Not to go full "Dropbox in a weekend", but if you're technical enough to self-ho...

AnthonyMouse · on April 2, 2023

Is that (i.e. GPT) not still a service?

What people want is something they can run on their own hardware without sending their queries to some third party service which is doing who knows what with them.

This is already possible if you want to mess around with green code that isn't in system repositories yet and buy expensive hardware to make it fast, but you can imagine why some people don't have the time or money for that.

I'm waiting for Intel or AMD to realize there would be a line out the door if they'd make a CPU with an iGPU that could use system memory and run these models at even a quarter of the speed of typical discrete GPUs.

BoorishBears · on April 2, 2023

I mean you don't need to use GPT, it's just if you wanted to build the product in OP (ChatGPT tuned for your site) you would.

Question answering can be tackled by smaller models that run on CPUs: https://huggingface.co/tasks/question-answering

And if it's strictly for personal use there's always the chat-tuned stuff being built on top of LLaMA like Alpaca

> waiting for Intel or AMD to realize

Intel and AMD just got their lunch eaten by Apple Silicon which did exactly that, so I'm sure they're working on it

AnthonyMouse · on April 2, 2023

> I mean you don't need to use GPT, it's just if you wanted to build the product in OP (ChatGPT tuned for your site) you would.

Hence the demand for something else.

> Intel and AMD just got their lunch eaten by Apple Silicon which did exactly that, so I'm sure they're working on it

Apple's GPU doesn't benchmark much different than competing iGPUs for gaming. It may be that the only thing stopping anyone from running this stuff on existing iGPUs is software support.

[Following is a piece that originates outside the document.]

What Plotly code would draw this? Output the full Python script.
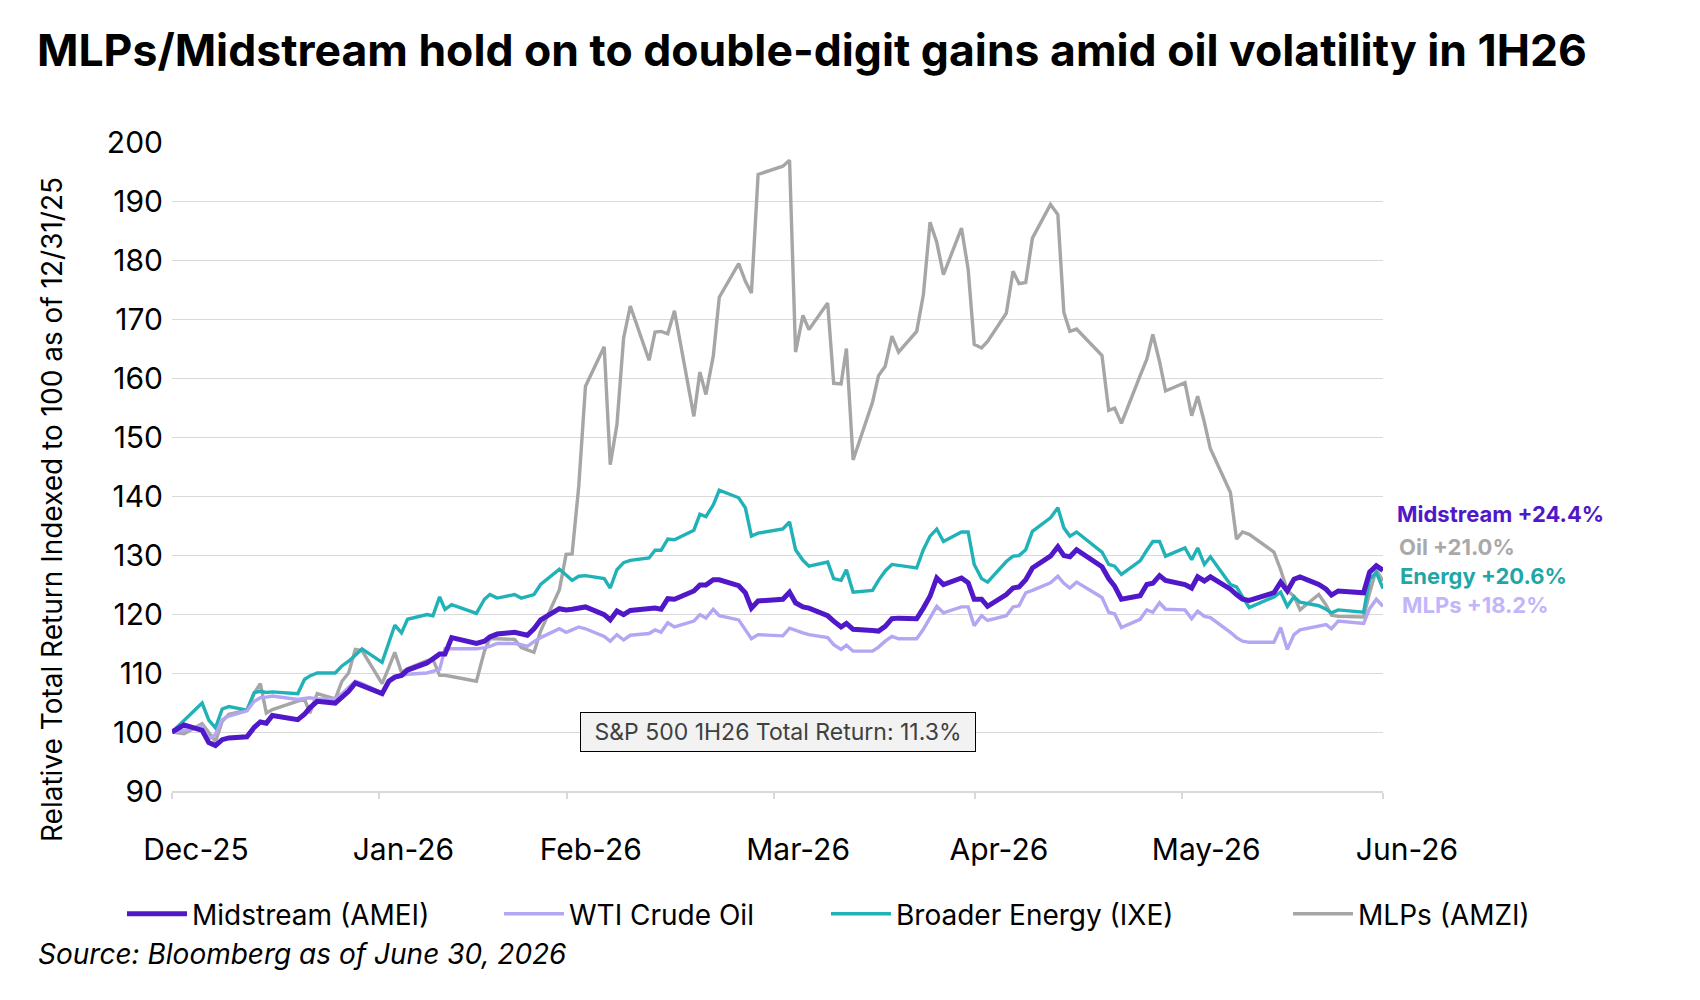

BoorishBears · on April 2, 2023

> Hence the demand for something else.

Something else would not be ChatGPT tuned for your site. Like I said there are other models, but a lot of people want ChatGPT as they currently interact with it but with additional knowledge about their website. This is that.

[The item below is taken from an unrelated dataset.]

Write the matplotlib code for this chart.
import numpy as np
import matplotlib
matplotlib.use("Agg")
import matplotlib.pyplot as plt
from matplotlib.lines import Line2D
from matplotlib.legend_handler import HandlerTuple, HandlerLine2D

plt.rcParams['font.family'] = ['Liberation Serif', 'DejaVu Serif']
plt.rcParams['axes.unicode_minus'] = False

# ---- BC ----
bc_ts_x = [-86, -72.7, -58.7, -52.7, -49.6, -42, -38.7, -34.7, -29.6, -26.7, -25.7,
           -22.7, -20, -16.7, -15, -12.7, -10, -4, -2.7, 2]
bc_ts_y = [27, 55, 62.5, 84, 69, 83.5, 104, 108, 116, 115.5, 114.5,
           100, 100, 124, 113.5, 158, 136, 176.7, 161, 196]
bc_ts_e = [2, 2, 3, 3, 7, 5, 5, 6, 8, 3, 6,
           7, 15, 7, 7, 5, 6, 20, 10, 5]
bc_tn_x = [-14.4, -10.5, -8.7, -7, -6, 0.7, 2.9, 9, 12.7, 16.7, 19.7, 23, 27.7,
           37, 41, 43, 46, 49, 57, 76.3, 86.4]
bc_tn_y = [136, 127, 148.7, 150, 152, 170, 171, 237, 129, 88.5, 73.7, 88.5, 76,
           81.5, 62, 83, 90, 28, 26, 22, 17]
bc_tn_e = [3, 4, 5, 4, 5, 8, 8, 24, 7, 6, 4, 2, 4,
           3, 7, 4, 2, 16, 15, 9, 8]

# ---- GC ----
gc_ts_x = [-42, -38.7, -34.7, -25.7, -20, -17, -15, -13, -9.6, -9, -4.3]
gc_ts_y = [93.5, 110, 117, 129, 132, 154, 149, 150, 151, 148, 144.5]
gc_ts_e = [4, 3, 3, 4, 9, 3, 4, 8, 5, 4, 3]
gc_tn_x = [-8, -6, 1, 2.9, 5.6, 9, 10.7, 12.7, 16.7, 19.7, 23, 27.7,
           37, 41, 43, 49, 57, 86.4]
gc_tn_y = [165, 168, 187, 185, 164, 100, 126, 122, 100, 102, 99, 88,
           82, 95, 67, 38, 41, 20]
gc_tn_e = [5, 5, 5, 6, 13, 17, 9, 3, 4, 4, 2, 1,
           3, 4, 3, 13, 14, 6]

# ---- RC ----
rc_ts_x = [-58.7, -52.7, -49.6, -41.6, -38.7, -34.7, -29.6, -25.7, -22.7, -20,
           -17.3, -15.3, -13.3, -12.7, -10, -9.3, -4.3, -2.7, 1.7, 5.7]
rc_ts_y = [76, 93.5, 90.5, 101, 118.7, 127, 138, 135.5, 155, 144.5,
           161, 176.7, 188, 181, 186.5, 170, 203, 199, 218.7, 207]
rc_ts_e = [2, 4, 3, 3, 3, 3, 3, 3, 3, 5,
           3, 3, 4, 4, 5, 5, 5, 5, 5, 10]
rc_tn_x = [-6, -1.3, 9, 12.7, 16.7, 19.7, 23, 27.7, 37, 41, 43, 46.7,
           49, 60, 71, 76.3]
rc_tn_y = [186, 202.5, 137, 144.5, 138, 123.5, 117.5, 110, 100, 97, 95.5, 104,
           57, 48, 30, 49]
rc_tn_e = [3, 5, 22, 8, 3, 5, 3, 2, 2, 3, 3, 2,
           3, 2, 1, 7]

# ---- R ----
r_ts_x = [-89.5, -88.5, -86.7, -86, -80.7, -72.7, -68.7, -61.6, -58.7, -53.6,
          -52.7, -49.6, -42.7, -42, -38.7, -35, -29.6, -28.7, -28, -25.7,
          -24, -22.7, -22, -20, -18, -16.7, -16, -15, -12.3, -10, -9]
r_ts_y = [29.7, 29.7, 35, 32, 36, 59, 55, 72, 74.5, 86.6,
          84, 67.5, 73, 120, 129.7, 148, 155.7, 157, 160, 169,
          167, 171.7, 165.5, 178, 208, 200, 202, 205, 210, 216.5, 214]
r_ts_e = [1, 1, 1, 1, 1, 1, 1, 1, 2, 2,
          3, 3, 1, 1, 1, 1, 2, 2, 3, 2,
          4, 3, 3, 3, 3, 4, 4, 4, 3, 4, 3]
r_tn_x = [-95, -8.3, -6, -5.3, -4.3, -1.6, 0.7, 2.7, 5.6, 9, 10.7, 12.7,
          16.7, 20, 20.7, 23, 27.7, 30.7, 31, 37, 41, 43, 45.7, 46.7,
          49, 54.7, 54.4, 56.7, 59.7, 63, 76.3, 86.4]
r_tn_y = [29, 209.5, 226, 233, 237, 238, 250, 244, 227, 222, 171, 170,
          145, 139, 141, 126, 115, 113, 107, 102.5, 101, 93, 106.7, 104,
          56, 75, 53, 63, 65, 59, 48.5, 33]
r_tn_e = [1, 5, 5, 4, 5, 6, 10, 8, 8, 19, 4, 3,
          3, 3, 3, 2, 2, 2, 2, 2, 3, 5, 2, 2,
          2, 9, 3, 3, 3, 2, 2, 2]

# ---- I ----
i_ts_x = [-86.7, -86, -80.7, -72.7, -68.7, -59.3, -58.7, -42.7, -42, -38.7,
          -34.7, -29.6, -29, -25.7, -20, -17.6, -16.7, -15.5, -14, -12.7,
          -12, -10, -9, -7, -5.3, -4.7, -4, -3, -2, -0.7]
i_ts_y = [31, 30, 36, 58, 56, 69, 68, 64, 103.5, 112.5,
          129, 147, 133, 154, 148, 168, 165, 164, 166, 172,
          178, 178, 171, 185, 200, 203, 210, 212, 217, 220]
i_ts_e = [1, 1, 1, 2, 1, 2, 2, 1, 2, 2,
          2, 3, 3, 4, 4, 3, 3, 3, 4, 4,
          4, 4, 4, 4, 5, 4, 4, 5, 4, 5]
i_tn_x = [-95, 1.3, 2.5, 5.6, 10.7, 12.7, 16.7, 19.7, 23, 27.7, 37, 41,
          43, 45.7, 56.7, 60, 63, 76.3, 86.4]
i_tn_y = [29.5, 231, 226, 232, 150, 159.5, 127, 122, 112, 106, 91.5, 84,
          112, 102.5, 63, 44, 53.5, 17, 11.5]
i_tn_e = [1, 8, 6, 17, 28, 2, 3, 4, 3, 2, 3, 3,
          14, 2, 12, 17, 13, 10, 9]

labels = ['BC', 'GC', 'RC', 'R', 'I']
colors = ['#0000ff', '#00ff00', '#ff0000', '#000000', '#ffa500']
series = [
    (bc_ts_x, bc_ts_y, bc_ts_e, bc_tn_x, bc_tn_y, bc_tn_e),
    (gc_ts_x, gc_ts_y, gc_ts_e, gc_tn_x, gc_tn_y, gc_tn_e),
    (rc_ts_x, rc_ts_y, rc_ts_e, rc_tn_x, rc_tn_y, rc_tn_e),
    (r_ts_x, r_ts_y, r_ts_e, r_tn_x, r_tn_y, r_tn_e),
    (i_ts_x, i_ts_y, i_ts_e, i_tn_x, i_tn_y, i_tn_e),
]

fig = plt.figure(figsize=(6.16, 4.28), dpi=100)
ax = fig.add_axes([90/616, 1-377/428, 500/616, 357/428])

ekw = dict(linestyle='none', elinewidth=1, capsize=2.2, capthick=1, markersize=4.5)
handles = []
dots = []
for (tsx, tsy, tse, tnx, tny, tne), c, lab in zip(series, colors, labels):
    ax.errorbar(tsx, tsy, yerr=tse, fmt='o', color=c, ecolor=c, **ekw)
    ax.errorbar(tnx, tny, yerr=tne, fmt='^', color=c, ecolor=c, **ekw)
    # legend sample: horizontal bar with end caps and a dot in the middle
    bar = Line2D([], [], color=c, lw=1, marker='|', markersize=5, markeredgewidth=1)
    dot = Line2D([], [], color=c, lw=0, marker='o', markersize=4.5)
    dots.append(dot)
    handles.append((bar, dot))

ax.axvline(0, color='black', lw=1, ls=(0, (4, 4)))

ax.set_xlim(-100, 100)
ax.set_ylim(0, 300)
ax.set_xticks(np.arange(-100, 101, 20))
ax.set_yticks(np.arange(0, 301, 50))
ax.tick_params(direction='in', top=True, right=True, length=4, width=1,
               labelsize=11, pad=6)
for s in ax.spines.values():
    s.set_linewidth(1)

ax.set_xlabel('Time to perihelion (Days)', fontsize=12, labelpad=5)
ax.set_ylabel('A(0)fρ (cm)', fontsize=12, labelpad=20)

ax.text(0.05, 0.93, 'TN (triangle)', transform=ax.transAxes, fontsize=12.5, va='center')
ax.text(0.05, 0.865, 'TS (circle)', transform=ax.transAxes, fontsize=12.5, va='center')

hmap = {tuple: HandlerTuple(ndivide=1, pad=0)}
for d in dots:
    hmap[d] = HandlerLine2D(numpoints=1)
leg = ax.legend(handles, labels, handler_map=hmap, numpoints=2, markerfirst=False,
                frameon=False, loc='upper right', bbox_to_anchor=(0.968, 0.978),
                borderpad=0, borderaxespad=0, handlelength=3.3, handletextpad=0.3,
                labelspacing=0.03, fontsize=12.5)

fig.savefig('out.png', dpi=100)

> Apple's GPU doesn't benchmark much different than competing iGPUs for gaming.

GPGPU is not gaming. Unified memory means that Apple Silicon's "RAM" can be compared to VRAM for inference.

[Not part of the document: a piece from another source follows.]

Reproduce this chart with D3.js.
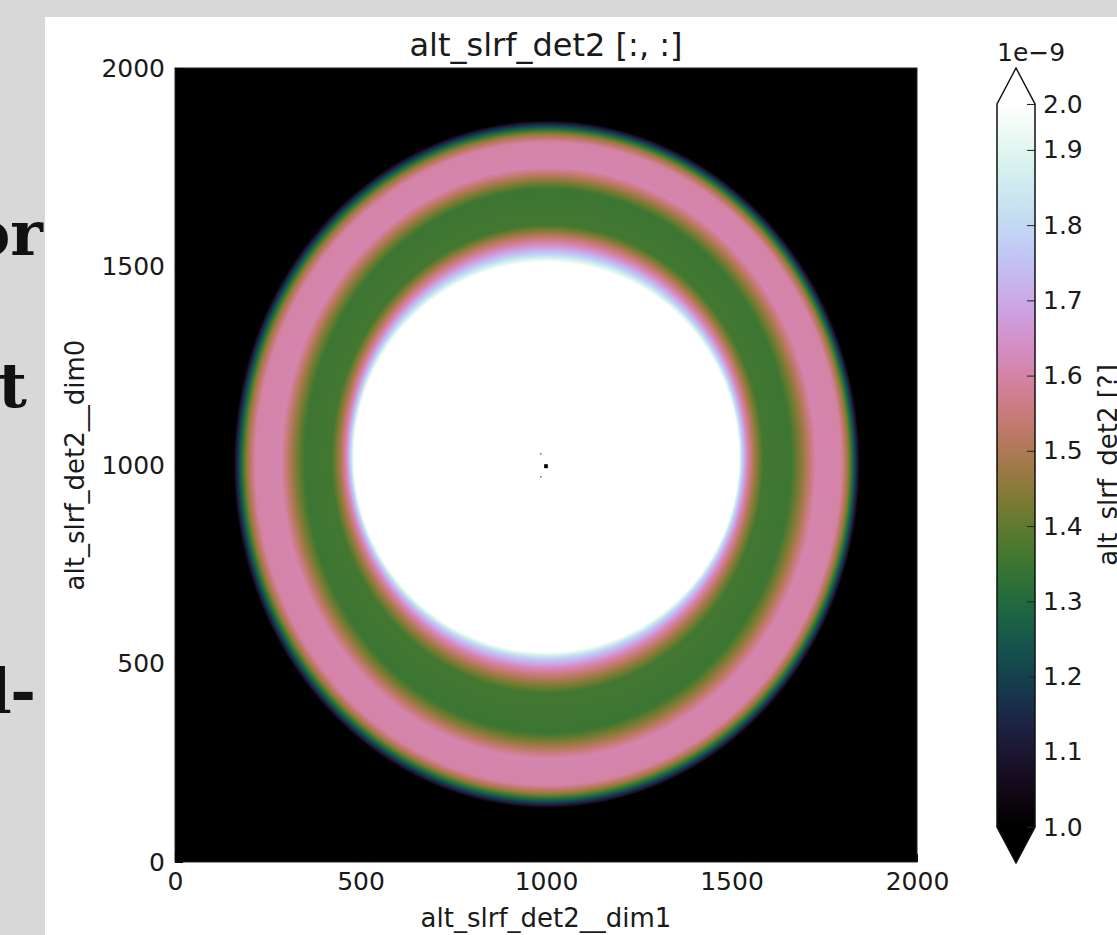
<!DOCTYPE html>
<html><head><meta charset="utf-8">
<script src="https://cdn.jsdelivr.net/npm/d3@7"></script>
<style>body{margin:0;background:#fff;} svg{display:block;}</style>
</head><body>
<svg id="chart" width="1117" height="935"></svg>
<script>
// ---------- data ----------
const titleText = "alt_slrf_det2 [:, :]";
const xLabelText = "alt_slrf_det2__dim1";
const yLabelText = "alt_slrf_det2__dim0";
const cbarLabelText = "alt_slrf_det2 [?]";
const cbarOffsetText = "1e\u22129";
const xTicks = [0, 500, 1000, 1500, 2000];
const yTicks = [0, 500, 1000, 1500, 2000];
const cbarTicks = [1.0, 1.1, 1.2, 1.3, 1.4, 1.5, 1.6, 1.7, 1.8, 1.9, 1.961];
const dataExtent = [0, 2000];
const valueRange = [1.0, 1.961];
// ring: contour levels, innermost first
// (value in 1e-9, ellipse centre and semi-axes in data units)
const levelValues = [2.3, 1.96, 1.78, 1.62, 1.5, 1.36, 1.35, 1.48, 1.61, 1.6, 1.45, 1.1, 0.9];
const levelCx =     [1001, 1001, 1001, 1002, 1003, 1004, 1005, 1006, 1007, 1006, 1004, 1002, 1002];
const levelCy =     [1020, 1020, 1022, 1022, 1020, 1015, 1010, 1007, 1005, 1003, 1003, 1002, 1002];
const levelAx =     [300, 519, 528, 540, 556, 582, 655, 690, 722, 790, 812, 838, 850];
const levelAy =     [280, 491, 510, 535, 560, 590, 685, 715, 745, 810, 832, 860, 872];
// small dark pixels at the centre
const specks = [
  {x: 1000, y: 997, size: 10, v: 0.9},
  {x: 986, y: 1028, size: 3, v: 1.0},
  {x: 986, y: 970, size: 3, v: 1.0}
];
// cut-off text of the slide behind the figure
const sideFragments = [
  {text: "or", x: 43, y: 255, weight: "bold"},
  {text: "st", x: 27, y: 407, weight: "bold"},
  {text: "l", x: 12, y: 713, weight: "normal"},
  {text: "-", x: 36, y: 713, weight: "bold"},
  {text: ".", x: 4, y: 868, weight: "bold"}
];

// ---------- layout ----------
const W = 1117, H = 935;
const plot = {left: 175, right: 917, top: 68, bottom: 862};
const cbar = {left: 997, right: 1035, top: 104, bottom: 827, tipTop: 68, tipBottom: 863};
const font = "DejaVu Sans, Verdana, sans-serif";

const svg = d3.select("#chart");
svg.append("rect").attr("width", W).attr("height", H).attr("fill", "#d8d8d8");
svg.append("g").selectAll("text").data(sideFragments).join("text")
  .attr("x", d => d.x).attr("y", d => d.y)
  .attr("text-anchor", "end")
  .attr("font-family", "DejaVu Serif, serif")
  .attr("font-weight", d => d.weight)
  .attr("font-size", 62).attr("fill", "#111")
  .text(d => d.text);
svg.append("rect").attr("x", 45).attr("y", 17).attr("width", W - 45).attr("height", H - 17).attr("fill", "#fff");

const x = d3.scaleLinear().domain(dataExtent).range([plot.left, plot.right]);
const y = d3.scaleLinear().domain(dataExtent).range([plot.bottom, plot.top]);
const color = d3.scaleSequential(d3.interpolateCubehelixDefault).domain(valueRange).clamp(true);

// value at a data point: interpolate between the nested contour ellipses
const nLev = levelValues.length;
function valueAt(X, Y) {
  let prevE = null;
  for (let k = 0; k < nLev; k++) {
    const ex = (X - levelCx[k]) / levelAx[k], ey = (Y - levelCy[k]) / levelAy[k];
    const e = Math.sqrt(ex * ex + ey * ey);
    if (e <= 1) {
      if (k === 0) return levelValues[0];
      const t = (1 - 1 / prevE) / (1 / e - 1 / prevE);
      return levelValues[k - 1] + t * (levelValues[k] - levelValues[k - 1]);
    }
    prevE = e;
  }
  return levelValues[nLev - 1];
}

// ---------- image ----------
const iw = Math.round(x(dataExtent[1]) - x(dataExtent[0]));
const ih = Math.round(y(dataExtent[0]) - y(dataExtent[1]));
const canvas = document.createElement("canvas");
canvas.width = iw; canvas.height = ih;
const ctx = canvas.getContext("2d");
const img = ctx.createImageData(iw, ih);
const LUT_N = 1024;
const lut = d3.range(LUT_N).map(k => d3.rgb(color(valueRange[0] + (valueRange[1] - valueRange[0]) * k / (LUT_N - 1))));
function lutColor(v) {
  let t = (v - valueRange[0]) / (valueRange[1] - valueRange[0]);
  t = Math.max(0, Math.min(1, t));
  return lut[Math.round(t * (LUT_N - 1))];
}
for (let j = 0; j < ih; j++) {
  const Y = y.invert(plot.top + j + 0.5);
  for (let i = 0; i < iw; i++) {
    const X = x.invert(plot.left + i + 0.5);
    const c = lutColor(valueAt(X, Y));
    const o = (j * iw + i) * 4;
    img.data[o] = c.r; img.data[o + 1] = c.g; img.data[o + 2] = c.b; img.data[o + 3] = 255;
  }
}
ctx.putImageData(img, 0, 0);
svg.append("image")
  .attr("x", x(dataExtent[0])).attr("y", y(dataExtent[1]))
  .attr("width", iw).attr("height", ih)
  .attr("preserveAspectRatio", "none")
  .attr("href", canvas.toDataURL());

svg.append("g").selectAll("rect").data(specks).join("rect")
  .attr("x", d => x(d.x - d.size / 2)).attr("y", d => y(d.y + d.size / 2))
  .attr("width", d => x(d.size) - x(0)).attr("height", d => y(0) - y(d.size))
  .attr("fill", d => color(d.v));

// ---------- axes ----------
svg.append("rect").attr("x", plot.left).attr("y", plot.top)
  .attr("width", plot.right - plot.left).attr("height", plot.bottom - plot.top)
  .attr("fill", "none").attr("stroke", "#222").attr("stroke-width", 1);

const xAxis = svg.append("g").attr("transform", `translate(0,${plot.bottom})`)
  .call(d3.axisBottom(x).tickValues(xTicks).tickSize(-8).tickPadding(10).tickFormat(d3.format("d")));
const yAxis = svg.append("g").attr("transform", `translate(${plot.left},0)`)
  .call(d3.axisLeft(y).tickValues(yTicks).tickSize(-8).tickPadding(10).tickFormat(d3.format("d")));
[xAxis, yAxis].forEach(g => {
  g.select(".domain").remove();
  g.selectAll(".tick line").attr("stroke", "#000");
  g.selectAll(".tick text").attr("font-family", font).attr("font-size", 25).attr("fill", "#1a1a1a");
});

svg.append("text").attr("x", (plot.left + plot.right) / 2).attr("y", 56)
  .attr("text-anchor", "middle").attr("font-family", font).attr("font-size", 32).attr("fill", "#1a1a1a")
  .text(titleText);
svg.append("text").attr("x", (plot.left + plot.right) / 2).attr("y", 927)
  .attr("text-anchor", "middle").attr("font-family", font).attr("font-size", 26).attr("fill", "#1a1a1a")
  .text(xLabelText);
svg.append("text").attr("transform", `translate(84,${(plot.top + plot.bottom) / 2}) rotate(-90)`)
  .attr("text-anchor", "middle").attr("font-family", font).attr("font-size", 26).attr("fill", "#1a1a1a")
  .text(yLabelText);

// ---------- colorbar ----------
const cb = d3.scaleLinear().domain(valueRange).range([cbar.bottom, cbar.top]);
const defs = svg.append("defs");
const grad = defs.append("linearGradient").attr("id", "cbgrad")
  .attr("x1", 0).attr("y1", 1).attr("x2", 0).attr("y2", 0);
grad.selectAll("stop").data(d3.range(0, 1.0001, 0.02)).join("stop")
  .attr("offset", d => d)
  .attr("stop-color", d => color(valueRange[0] + d * (valueRange[1] - valueRange[0])));
const cx = (cbar.left + cbar.right) / 2;
svg.append("rect").attr("x", cbar.left).attr("y", cb(valueRange[1]))
  .attr("width", cbar.right - cbar.left).attr("height", cb(valueRange[0]) - cb(valueRange[1]))
  .attr("fill", "url(#cbgrad)");
svg.append("path").attr("d", `M${cbar.left},${cb(valueRange[1])}L${cx},${cbar.tipTop}L${cbar.right},${cb(valueRange[1])}Z`)
  .attr("fill", color(valueRange[1] + 1));
svg.append("path").attr("d", `M${cbar.left},${cb(valueRange[0])}L${cx},${cbar.tipBottom}L${cbar.right},${cb(valueRange[0])}Z`)
  .attr("fill", color(valueRange[0] - 1));
const cbAxis = svg.append("g").attr("transform", `translate(${cbar.right},0)`)
  .call(d3.axisRight(cb).tickValues(cbarTicks).tickSize(-8).tickPadding(8).tickFormat(d3.format(".1f")));
cbAxis.select(".domain").remove();
cbAxis.selectAll(".tick line").attr("stroke", "#222").attr("stroke-width", 1);
cbAxis.selectAll(".tick text").attr("font-family", font).attr("font-size", 25).attr("fill", "#1a1a1a");
svg.append("path")
  .attr("d", `M${cbar.left},${cb(valueRange[1])}L${cx},${cbar.tipTop}L${cbar.right},${cb(valueRange[1])}L${cbar.right},${cb(valueRange[0])}L${cx},${cbar.tipBottom}L${cbar.left},${cb(valueRange[0])}Z`)
  .attr("fill", "none").attr("stroke", "#111").attr("stroke-width", 1.5);
svg.append("text").attr("x", cbar.left).attr("y", 61)
  .attr("font-family", font).attr("font-size", 25).attr("fill", "#1a1a1a").text(cbarOffsetText);
svg.append("text").attr("transform", `translate(1117,${(plot.top + plot.bottom) / 2}) rotate(-90)`)
  .attr("text-anchor", "middle").attr("font-family", font).attr("font-size", 26).attr("fill", "#1a1a1a")
  .text(cbarLabelText);
</script>
</body></html>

AnthonyMouse · on April 2, 2023

> Something else would not be ChatGPT tuned for your site.

I suspect a lot of people would be satisfied with anything functionally equivalent regardless of whether it is ChatGPT(TM)-brand.

> GPGPU is not gaming. Unified memory means that Apple Silicon's "RAM" can be compared to VRAM for inference.

The M1 and M2 have a 128-bit memory bus, the same as ordinary dual-channel systems. Only the Pro and Max have more (by 2x and 4x), and it's not obvious that's even the bottleneck here, because the reason they have more is to have enough for the GPU and CPU at the same time, not because a GPU of that size needs that much memory bandwidth when the CPU is idle.

For example, the RTX 4070 Ti is about twice as fast at inference as the RTX 3070 Ti, even though it has slightly less memory bandwidth. And the 4070 Ti has only ~25% more memory bandwidth than the M2 Max GPU but is many times faster.

There is presumably a point at which inference becomes bottlenecked by memory bandwidth rather than compute hardware, but the garden variety x86_64 iGPU may not even be past it, and if it is it's not by much.

The interesting things are a) getting the code written to make existing hardware easy to use, and b) maybe introducing some hefty iGPUs into the server systems with 12 channels per socket and wouldn't run out of memory bandwidth even with significantly more compute hardware, and could then be supplied with hundreds of GB worth of RDIMMs.